→ **REQUIRED WORK**
From the data that follows, print exactly the lines starting at the one containing "Write the matplotlib code for this chart." and ending at the one containing "0.0039, 0.0035, 0.0031, 0.0028, 0.0025, 0.0023]"; include both of them and nothing more.

→ **RECORD SET**
☆ ☆ ☆ ☆ ☆ ☆ ☆

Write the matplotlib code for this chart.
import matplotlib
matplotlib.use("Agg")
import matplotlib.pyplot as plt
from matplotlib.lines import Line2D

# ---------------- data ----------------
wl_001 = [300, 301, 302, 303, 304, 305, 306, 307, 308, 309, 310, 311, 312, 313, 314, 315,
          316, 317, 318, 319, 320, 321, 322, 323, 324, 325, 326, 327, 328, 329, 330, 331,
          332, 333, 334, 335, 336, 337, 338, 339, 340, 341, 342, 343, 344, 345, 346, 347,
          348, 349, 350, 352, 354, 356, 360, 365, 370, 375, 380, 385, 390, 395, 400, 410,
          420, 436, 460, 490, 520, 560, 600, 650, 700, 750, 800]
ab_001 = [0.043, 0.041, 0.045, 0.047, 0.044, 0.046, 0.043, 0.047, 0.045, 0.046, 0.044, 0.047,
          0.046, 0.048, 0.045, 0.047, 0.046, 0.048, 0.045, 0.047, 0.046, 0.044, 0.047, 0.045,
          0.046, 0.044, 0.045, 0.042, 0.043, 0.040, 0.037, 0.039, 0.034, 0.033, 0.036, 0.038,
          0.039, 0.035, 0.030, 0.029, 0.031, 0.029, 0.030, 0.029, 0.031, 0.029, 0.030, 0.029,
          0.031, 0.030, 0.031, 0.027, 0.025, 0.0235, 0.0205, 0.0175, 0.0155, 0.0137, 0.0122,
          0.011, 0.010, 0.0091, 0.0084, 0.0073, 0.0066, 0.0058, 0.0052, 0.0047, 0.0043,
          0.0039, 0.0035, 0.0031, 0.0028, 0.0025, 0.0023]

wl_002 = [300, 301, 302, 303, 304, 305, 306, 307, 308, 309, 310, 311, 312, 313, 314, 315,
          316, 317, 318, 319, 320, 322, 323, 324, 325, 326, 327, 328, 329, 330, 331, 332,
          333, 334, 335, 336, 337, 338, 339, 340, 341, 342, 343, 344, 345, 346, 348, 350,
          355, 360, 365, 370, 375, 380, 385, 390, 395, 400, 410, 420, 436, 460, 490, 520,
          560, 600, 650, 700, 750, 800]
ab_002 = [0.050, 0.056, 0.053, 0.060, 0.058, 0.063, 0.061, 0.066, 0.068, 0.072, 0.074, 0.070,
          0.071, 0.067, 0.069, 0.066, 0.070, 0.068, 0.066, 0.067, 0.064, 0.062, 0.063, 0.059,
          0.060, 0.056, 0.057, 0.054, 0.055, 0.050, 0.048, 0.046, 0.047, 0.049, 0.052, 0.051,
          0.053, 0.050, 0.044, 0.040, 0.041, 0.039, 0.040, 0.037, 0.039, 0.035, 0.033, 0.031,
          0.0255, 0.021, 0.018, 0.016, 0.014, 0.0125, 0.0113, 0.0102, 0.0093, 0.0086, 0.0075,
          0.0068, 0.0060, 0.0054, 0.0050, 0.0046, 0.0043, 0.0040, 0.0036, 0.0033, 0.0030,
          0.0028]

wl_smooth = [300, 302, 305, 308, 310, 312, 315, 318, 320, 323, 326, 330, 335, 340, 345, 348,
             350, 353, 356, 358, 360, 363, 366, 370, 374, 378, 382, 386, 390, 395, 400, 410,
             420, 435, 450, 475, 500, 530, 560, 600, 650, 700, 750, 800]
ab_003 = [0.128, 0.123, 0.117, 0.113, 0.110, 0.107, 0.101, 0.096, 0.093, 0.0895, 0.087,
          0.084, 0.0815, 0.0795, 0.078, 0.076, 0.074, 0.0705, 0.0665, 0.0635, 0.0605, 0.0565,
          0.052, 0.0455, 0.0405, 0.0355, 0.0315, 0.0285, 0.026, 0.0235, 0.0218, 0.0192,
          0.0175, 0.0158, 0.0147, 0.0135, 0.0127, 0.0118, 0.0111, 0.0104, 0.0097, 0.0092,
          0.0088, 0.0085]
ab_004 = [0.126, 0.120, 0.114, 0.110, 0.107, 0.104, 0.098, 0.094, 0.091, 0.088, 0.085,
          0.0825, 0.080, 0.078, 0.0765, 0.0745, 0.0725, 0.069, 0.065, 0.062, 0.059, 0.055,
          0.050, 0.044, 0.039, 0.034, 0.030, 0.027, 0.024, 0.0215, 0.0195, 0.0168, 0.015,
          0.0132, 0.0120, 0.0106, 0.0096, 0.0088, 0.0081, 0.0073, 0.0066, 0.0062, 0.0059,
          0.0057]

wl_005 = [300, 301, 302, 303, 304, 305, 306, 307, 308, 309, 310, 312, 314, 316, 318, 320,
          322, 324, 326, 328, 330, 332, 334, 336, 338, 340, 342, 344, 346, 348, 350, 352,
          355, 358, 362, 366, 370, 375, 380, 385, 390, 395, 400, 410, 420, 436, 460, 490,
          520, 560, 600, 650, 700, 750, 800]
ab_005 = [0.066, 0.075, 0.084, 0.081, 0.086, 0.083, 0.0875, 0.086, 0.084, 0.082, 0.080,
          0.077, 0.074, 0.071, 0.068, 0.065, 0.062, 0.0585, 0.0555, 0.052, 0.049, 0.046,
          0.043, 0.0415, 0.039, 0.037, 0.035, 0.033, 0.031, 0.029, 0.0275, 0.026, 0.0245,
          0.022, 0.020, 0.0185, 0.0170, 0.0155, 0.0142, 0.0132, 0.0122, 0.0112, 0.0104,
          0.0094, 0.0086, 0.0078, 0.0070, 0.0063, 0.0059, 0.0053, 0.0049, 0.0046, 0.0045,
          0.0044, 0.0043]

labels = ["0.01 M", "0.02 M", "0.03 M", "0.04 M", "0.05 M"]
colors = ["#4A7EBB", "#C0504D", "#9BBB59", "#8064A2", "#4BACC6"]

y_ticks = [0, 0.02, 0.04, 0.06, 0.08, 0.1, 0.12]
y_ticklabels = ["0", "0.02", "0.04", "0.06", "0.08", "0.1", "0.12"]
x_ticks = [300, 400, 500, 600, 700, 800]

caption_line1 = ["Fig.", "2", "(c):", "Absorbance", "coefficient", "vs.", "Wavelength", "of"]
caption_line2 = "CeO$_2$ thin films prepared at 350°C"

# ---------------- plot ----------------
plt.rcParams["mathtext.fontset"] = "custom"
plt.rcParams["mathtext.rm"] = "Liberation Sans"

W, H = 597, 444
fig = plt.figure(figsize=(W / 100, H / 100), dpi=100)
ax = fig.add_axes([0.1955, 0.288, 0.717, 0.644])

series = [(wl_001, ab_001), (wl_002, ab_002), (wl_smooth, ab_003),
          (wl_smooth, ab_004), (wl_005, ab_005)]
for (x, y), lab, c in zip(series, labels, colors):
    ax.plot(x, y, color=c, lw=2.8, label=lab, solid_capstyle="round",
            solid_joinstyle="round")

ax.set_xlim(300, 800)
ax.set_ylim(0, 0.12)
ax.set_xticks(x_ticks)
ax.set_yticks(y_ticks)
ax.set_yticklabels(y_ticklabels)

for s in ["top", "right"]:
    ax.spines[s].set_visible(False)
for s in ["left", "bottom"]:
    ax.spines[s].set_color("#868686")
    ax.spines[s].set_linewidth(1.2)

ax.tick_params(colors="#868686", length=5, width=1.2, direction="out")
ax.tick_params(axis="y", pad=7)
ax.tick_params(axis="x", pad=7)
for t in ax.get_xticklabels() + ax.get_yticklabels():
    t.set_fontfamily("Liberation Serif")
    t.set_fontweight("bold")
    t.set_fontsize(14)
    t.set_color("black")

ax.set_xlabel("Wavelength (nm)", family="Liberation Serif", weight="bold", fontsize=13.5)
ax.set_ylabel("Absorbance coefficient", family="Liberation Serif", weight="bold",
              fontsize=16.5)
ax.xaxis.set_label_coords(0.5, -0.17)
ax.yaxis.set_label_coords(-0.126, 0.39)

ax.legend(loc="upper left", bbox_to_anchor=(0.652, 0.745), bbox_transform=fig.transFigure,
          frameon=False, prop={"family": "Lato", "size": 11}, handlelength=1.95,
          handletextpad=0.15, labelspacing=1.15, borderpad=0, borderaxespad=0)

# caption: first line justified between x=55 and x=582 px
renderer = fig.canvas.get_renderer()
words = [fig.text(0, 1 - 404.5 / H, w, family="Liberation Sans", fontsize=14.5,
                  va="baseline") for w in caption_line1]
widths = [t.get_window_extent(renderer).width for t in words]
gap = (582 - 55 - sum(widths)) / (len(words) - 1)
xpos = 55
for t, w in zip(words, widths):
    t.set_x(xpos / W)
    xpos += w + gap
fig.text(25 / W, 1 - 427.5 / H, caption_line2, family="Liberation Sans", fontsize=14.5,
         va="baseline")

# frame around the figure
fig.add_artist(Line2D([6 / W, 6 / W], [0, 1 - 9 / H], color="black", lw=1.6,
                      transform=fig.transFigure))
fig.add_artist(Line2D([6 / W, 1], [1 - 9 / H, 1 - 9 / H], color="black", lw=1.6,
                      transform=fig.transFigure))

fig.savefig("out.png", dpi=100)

☆ ☆ ☆ ☆ ☆ ☆ ☆

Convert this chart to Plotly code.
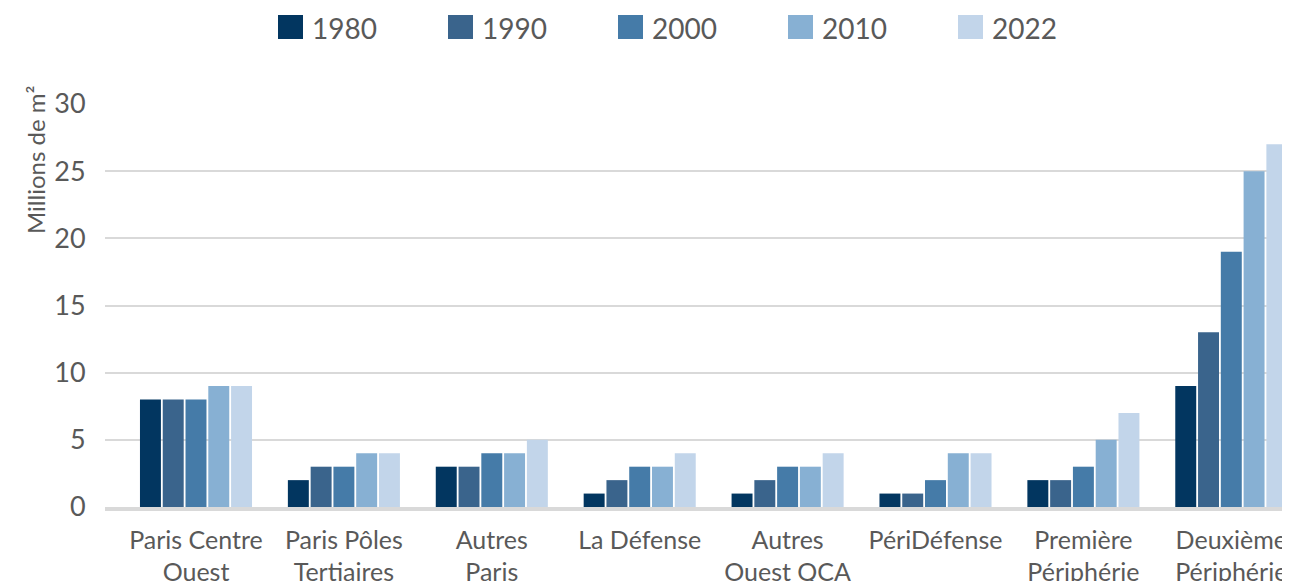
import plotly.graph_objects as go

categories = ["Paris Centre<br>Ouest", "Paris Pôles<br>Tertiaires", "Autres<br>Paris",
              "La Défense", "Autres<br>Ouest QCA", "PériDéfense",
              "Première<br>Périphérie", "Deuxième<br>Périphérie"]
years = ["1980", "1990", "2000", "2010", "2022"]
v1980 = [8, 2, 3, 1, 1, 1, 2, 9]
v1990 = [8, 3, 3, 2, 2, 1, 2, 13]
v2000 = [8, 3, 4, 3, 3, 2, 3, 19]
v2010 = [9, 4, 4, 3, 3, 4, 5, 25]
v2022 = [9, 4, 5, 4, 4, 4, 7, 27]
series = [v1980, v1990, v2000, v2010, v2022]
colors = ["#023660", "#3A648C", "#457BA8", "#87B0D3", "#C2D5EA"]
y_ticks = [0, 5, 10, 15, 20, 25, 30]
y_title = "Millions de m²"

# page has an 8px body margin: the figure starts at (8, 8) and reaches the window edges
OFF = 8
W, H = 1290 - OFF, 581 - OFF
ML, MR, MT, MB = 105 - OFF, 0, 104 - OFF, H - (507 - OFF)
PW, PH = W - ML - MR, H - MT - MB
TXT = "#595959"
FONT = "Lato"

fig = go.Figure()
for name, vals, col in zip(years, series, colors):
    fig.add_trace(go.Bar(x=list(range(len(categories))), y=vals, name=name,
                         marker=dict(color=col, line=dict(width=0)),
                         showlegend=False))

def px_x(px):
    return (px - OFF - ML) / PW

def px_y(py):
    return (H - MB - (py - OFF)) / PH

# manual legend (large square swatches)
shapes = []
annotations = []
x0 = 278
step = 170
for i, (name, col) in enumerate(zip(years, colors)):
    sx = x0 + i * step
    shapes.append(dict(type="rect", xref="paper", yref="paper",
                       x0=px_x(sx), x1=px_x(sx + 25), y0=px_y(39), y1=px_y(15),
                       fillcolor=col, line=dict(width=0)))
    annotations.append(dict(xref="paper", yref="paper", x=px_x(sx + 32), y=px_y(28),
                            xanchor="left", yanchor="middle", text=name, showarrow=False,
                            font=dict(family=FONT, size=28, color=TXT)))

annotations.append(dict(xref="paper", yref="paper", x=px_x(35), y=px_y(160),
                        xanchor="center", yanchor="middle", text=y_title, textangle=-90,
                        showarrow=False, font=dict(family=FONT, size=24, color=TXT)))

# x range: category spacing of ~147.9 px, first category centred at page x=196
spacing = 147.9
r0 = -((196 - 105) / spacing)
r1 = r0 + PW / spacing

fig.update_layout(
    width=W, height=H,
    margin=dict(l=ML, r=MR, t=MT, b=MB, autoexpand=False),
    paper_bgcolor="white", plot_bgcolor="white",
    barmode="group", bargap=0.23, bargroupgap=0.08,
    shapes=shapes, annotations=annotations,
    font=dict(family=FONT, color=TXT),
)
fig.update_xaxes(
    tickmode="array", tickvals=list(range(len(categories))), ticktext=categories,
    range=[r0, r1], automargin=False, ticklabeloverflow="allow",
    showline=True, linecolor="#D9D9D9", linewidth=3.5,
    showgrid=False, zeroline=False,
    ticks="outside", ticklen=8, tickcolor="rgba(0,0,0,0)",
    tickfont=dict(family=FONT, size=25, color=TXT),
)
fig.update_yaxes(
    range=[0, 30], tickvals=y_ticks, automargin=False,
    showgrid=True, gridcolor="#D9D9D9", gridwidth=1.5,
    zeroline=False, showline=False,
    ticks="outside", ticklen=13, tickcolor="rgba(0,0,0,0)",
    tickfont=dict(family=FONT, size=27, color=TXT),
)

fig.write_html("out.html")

☆ ☆ ☆ ☆ ☆ ☆ ☆

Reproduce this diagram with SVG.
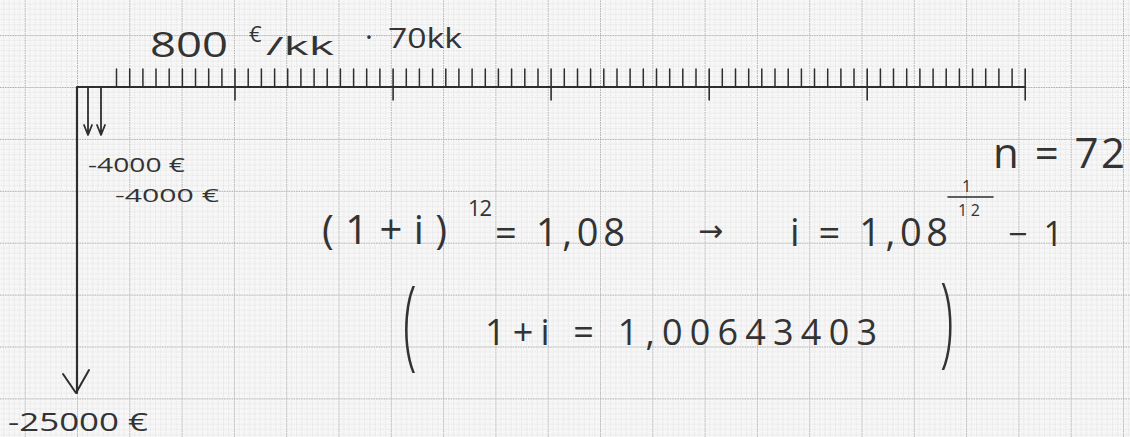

☆ ☆ ☆ ☆ ☆ ☆ ☆

→ **EXERCISE OUTPUT**
Write the matplotlib code for this chart.
import matplotlib
matplotlib.use("Agg")
import matplotlib.pyplot as plt
from matplotlib.lines import Line2D

# ---------------- data ----------------
wl_001 = [300, 301, 302, 303, 304, 305, 306, 307, 308, 309, 310, 311, 312, 313, 314, 315,
          316, 317, 318, 319, 320, 321, 322, 323, 324, 325, 326, 327, 328, 329, 330, 331,
          332, 333, 334, 335, 336, 337, 338, 339, 340, 341, 342, 343, 344, 345, 346, 347,
          348, 349, 350, 352, 354, 356, 360, 365, 370, 375, 380, 385, 390, 395, 400, 410,
          420, 436, 460, 490, 520, 560, 600, 650, 700, 750, 800]
ab_001 = [0.043, 0.041, 0.045, 0.047, 0.044, 0.046, 0.043, 0.047, 0.045, 0.046, 0.044, 0.047,
          0.046, 0.048, 0.045, 0.047, 0.046, 0.048, 0.045, 0.047, 0.046, 0.044, 0.047, 0.045,
          0.046, 0.044, 0.045, 0.042, 0.043, 0.040, 0.037, 0.039, 0.034, 0.033, 0.036, 0.038,
          0.039, 0.035, 0.030, 0.029, 0.031, 0.029, 0.030, 0.029, 0.031, 0.029, 0.030, 0.029,
          0.031, 0.030, 0.031, 0.027, 0.025, 0.0235, 0.0205, 0.0175, 0.0155, 0.0137, 0.0122,
          0.011, 0.010, 0.0091, 0.0084, 0.0073, 0.0066, 0.0058, 0.0052, 0.0047, 0.0043,
          0.0039, 0.0035, 0.0031, 0.0028, 0.0025, 0.0023]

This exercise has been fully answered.